Written exercise :: Output every line of the material exactly, omitting images.

Entries with chart source code
• • • • • • •
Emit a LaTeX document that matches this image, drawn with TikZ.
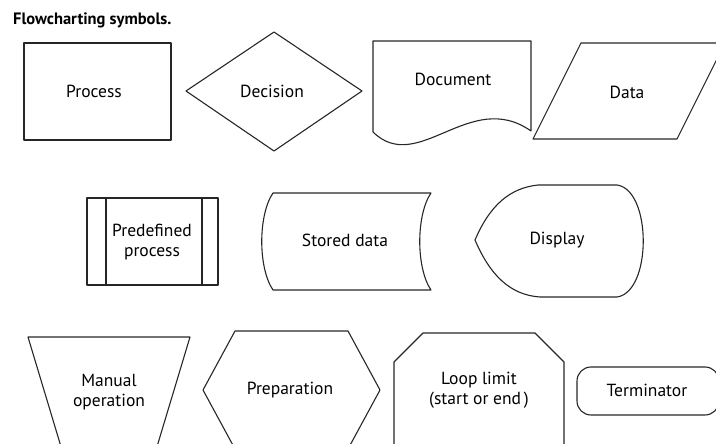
\documentclass[tikz,border=0pt]{standalone}
\usepackage{fontspec}
\setmainfont{PT Sans}
\begin{document}
\begin{tikzpicture}[x=1pt, y=-1pt,
  symbol/.style={draw=black!85, line width=1.1pt, line join=round},
  lbl/.style={font=\fontsize{17.5}{20.5}\selectfont, align=center, inner sep=0pt}]
\useasboundingbox (0, 0) rectangle (716, 444);
\clip (0, 0) rectangle (716, 444);

\node[anchor=west, inner sep=0pt, font=\bfseries\fontsize{16.5}{19}\selectfont] (title) at (13, 20) {Flowcharting symbols.};

% first row
\draw[symbol] (24, 43) rectangle (171, 140);
\draw[symbol] (186, 91) -- (274, 32) -- (362, 91) -- (274, 151) -- cycle;
\draw[symbol] (373, 132) -- (373, 41) -- (531, 41) -- (531, 131)
  .. controls (470, 88) and (418, 176) .. cycle;
\draw[symbol] (533, 139) -- (581, 43) -- (725, 43) -- (677, 139) -- cycle;

\node[lbl] (process) at (94, 91) {Process};
\node[lbl] (decision) at (272, 91) {Decision};
\node[lbl] (document) at (453, 79) {Document};
\node[lbl] (data) at (627, 92) {Data};

% second row
\draw[symbol] (87, 198) rectangle (218, 285);
\draw[symbol] (106, 198) -- (106, 285);
\draw[symbol] (202, 198) -- (202, 285);
\draw[symbol] (273, 193) -- (431, 193) .. controls (416, 215) and (416, 268) .. (431, 290)
  -- (273, 290) .. controls (258, 268) and (258, 215) .. cycle;
\draw[symbol] (475, 240) .. controls (490, 205) and (510, 188) .. (538, 185) -- (617, 185)
  .. controls (652, 190) and (652, 292) .. (617, 297) -- (540, 297)
  .. controls (510, 295) and (490, 275) .. cycle;

\node[lbl] (predef) at (152, 242) {Predefined\\process};
\node[lbl] (stored) at (345, 240) {Stored data};
\node[lbl] (display) at (557, 240) {Display};

% third row
\draw[symbol] (28, 337) -- (190, 337) -- (156, 450) -- (62, 450) -- cycle;
\draw[symbol] (203, 390) -- (235, 331) -- (348, 331) -- (380, 390) -- (348, 449) -- (235, 449) -- cycle;
\draw[symbol] (394, 450) -- (394, 362) -- (423, 333) -- (535, 333) -- (564, 362) -- (564, 450);
\draw[symbol, rounded corners=14pt] (577, 367) rectangle (719, 415);

\node[lbl] (manual) at (109, 392) {Manual\\operation};
\node[lbl] (prep) at (290, 390) {Preparation};
\node[lbl] (loop) at (479, 390) {Loop limit\\(start or end\,)};
\node[lbl] (term) at (647, 390) {Terminator};
\end{tikzpicture}
\end{document}
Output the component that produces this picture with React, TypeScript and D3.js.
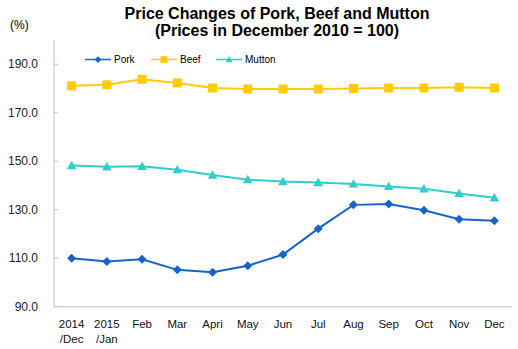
• • • • • • •
The reply ::
Emit a LaTeX document that matches this image, drawn with TikZ.
\documentclass[tikz,border=0pt]{standalone}
\usepackage{fontspec}
\setmainfont{PT Sans}
\begin{document}
\begin{tikzpicture}[x=1pt, y=-1pt,
  symbol/.style={draw=black!85, line width=1.1pt, line join=round},
  lbl/.style={font=\fontsize{17.5}{20.5}\selectfont, align=center, inner sep=0pt}]
\useasboundingbox (0, 0) rectangle (716, 444);
\clip (0, 0) rectangle (716, 444);

\node[anchor=west, inner sep=0pt, font=\bfseries\fontsize{16.5}{19}\selectfont] (title) at (13, 20) {Flowcharting symbols.};

% first row
\draw[symbol] (24, 43) rectangle (171, 140);
\draw[symbol] (186, 91) -- (274, 32) -- (362, 91) -- (274, 151) -- cycle;
\draw[symbol] (373, 132) -- (373, 41) -- (531, 41) -- (531, 131)
  .. controls (470, 88) and (418, 176) .. cycle;
\draw[symbol] (533, 139) -- (581, 43) -- (725, 43) -- (677, 139) -- cycle;

\node[lbl] (process) at (94, 91) {Process};
\node[lbl] (decision) at (272, 91) {Decision};
\node[lbl] (document) at (453, 79) {Document};
\node[lbl] (data) at (627, 92) {Data};

% second row
\draw[symbol] (87, 198) rectangle (218, 285);
\draw[symbol] (106, 198) -- (106, 285);
\draw[symbol] (202, 198) -- (202, 285);
\draw[symbol] (273, 193) -- (431, 193) .. controls (416, 215) and (416, 268) .. (431, 290)
  -- (273, 290) .. controls (258, 268) and (258, 215) .. cycle;
\draw[symbol] (475, 240) .. controls (490, 205) and (510, 188) .. (538, 185) -- (617, 185)
  .. controls (652, 190) and (652, 292) .. (617, 297) -- (540, 297)
  .. controls (510, 295) and (490, 275) .. cycle;

\node[lbl] (predef) at (152, 242) {Predefined\\process};
\node[lbl] (stored) at (345, 240) {Stored data};
\node[lbl] (display) at (557, 240) {Display};

% third row
\draw[symbol] (28, 337) -- (190, 337) -- (156, 450) -- (62, 450) -- cycle;
\draw[symbol] (203, 390) -- (235, 331) -- (348, 331) -- (380, 390) -- (348, 449) -- (235, 449) -- cycle;
\draw[symbol] (394, 450) -- (394, 362) -- (423, 333) -- (535, 333) -- (564, 362) -- (564, 450);
\draw[symbol, rounded corners=14pt] (577, 367) rectangle (719, 415);

\node[lbl] (manual) at (109, 392) {Manual\\operation};
\node[lbl] (prep) at (290, 390) {Preparation};
\node[lbl] (loop) at (479, 390) {Loop limit\\(start or end\,)};
\node[lbl] (term) at (647, 390) {Terminator};
\end{tikzpicture}
\end{document}
Output the component that produces this picture with React, TypeScript and D3.js.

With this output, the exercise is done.